DATA PROVIDED:
★ ★ ★ ★ ★

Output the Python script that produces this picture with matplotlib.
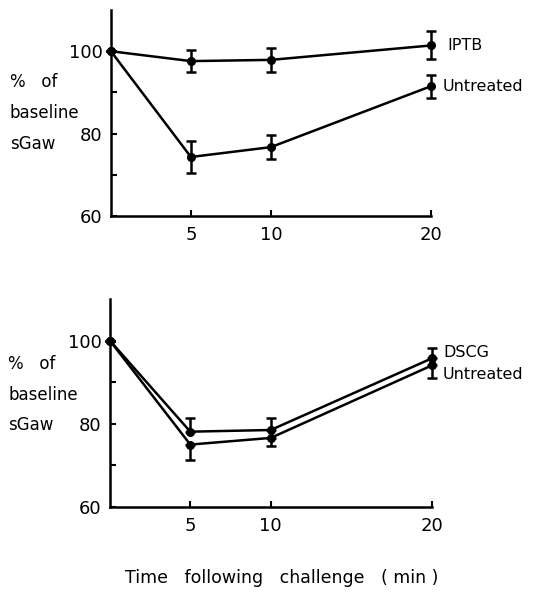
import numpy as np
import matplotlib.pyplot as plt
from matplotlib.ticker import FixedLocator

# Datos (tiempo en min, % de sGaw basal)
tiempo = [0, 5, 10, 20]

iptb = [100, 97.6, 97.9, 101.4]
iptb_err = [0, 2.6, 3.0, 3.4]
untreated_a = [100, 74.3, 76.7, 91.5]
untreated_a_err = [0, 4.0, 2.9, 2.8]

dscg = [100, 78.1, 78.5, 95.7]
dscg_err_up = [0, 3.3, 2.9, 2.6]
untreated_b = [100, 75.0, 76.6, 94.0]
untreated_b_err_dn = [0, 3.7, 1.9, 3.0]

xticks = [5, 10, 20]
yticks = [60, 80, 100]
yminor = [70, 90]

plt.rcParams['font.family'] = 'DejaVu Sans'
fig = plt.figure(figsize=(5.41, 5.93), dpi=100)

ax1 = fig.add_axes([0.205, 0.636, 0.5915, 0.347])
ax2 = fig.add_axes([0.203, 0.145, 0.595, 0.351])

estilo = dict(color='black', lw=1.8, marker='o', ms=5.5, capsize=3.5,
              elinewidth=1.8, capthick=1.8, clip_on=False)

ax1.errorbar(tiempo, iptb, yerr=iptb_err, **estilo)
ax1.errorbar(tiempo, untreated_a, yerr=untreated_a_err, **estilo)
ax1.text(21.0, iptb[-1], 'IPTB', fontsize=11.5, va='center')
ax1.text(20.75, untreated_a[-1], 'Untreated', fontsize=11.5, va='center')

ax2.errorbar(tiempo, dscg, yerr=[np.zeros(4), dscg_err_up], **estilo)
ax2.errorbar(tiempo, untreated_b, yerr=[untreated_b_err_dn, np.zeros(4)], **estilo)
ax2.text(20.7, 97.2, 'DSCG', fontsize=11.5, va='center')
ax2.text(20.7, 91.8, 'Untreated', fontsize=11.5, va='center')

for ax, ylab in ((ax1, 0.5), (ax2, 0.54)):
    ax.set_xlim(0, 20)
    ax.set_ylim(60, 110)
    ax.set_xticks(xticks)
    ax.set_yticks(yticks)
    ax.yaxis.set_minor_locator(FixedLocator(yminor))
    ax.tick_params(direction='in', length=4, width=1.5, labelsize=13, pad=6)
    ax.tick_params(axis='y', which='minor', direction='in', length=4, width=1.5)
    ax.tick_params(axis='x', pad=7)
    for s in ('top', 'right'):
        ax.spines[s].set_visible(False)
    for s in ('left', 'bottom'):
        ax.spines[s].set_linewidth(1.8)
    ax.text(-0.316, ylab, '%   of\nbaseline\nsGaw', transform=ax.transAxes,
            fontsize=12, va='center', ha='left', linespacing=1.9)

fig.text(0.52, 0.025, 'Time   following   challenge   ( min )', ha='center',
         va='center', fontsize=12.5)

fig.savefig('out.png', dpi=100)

★ ★ ★ ★ ★

Make an exact reproduction of the listing above, without any pictures.

Output the Python script that produces this picture with matplotlib.
import numpy as np
import matplotlib.pyplot as plt
from matplotlib.ticker import FixedLocator

# Datos (tiempo en min, % de sGaw basal)
tiempo = [0, 5, 10, 20]

iptb = [100, 97.6, 97.9, 101.4]
iptb_err = [0, 2.6, 3.0, 3.4]
untreated_a = [100, 74.3, 76.7, 91.5]
untreated_a_err = [0, 4.0, 2.9, 2.8]

dscg = [100, 78.1, 78.5, 95.7]
dscg_err_up = [0, 3.3, 2.9, 2.6]
untreated_b = [100, 75.0, 76.6, 94.0]
untreated_b_err_dn = [0, 3.7, 1.9, 3.0]

xticks = [5, 10, 20]
yticks = [60, 80, 100]
yminor = [70, 90]

plt.rcParams['font.family'] = 'DejaVu Sans'
fig = plt.figure(figsize=(5.41, 5.93), dpi=100)

ax1 = fig.add_axes([0.205, 0.636, 0.5915, 0.347])
ax2 = fig.add_axes([0.203, 0.145, 0.595, 0.351])

estilo = dict(color='black', lw=1.8, marker='o', ms=5.5, capsize=3.5,
              elinewidth=1.8, capthick=1.8, clip_on=False)

ax1.errorbar(tiempo, iptb, yerr=iptb_err, **estilo)
ax1.errorbar(tiempo, untreated_a, yerr=untreated_a_err, **estilo)
ax1.text(21.0, iptb[-1], 'IPTB', fontsize=11.5, va='center')
ax1.text(20.75, untreated_a[-1], 'Untreated', fontsize=11.5, va='center')

ax2.errorbar(tiempo, dscg, yerr=[np.zeros(4), dscg_err_up], **estilo)
ax2.errorbar(tiempo, untreated_b, yerr=[untreated_b_err_dn, np.zeros(4)], **estilo)
ax2.text(20.7, 97.2, 'DSCG', fontsize=11.5, va='center')
ax2.text(20.7, 91.8, 'Untreated', fontsize=11.5, va='center')

for ax, ylab in ((ax1, 0.5), (ax2, 0.54)):
    ax.set_xlim(0, 20)
    ax.set_ylim(60, 110)
    ax.set_xticks(xticks)
    ax.set_yticks(yticks)
    ax.yaxis.set_minor_locator(FixedLocator(yminor))
    ax.tick_params(direction='in', length=4, width=1.5, labelsize=13, pad=6)
    ax.tick_params(axis='y', which='minor', direction='in', length=4, width=1.5)
    ax.tick_params(axis='x', pad=7)
    for s in ('top', 'right'):
        ax.spines[s].set_visible(False)
    for s in ('left', 'bottom'):
        ax.spines[s].set_linewidth(1.8)
    ax.text(-0.316, ylab, '%   of\nbaseline\nsGaw', transform=ax.transAxes,
            fontsize=12, va='center', ha='left', linespacing=1.9)

fig.text(0.52, 0.025, 'Time   following   challenge   ( min )', ha='center',
         va='center', fontsize=12.5)

fig.savefig('out.png', dpi=100)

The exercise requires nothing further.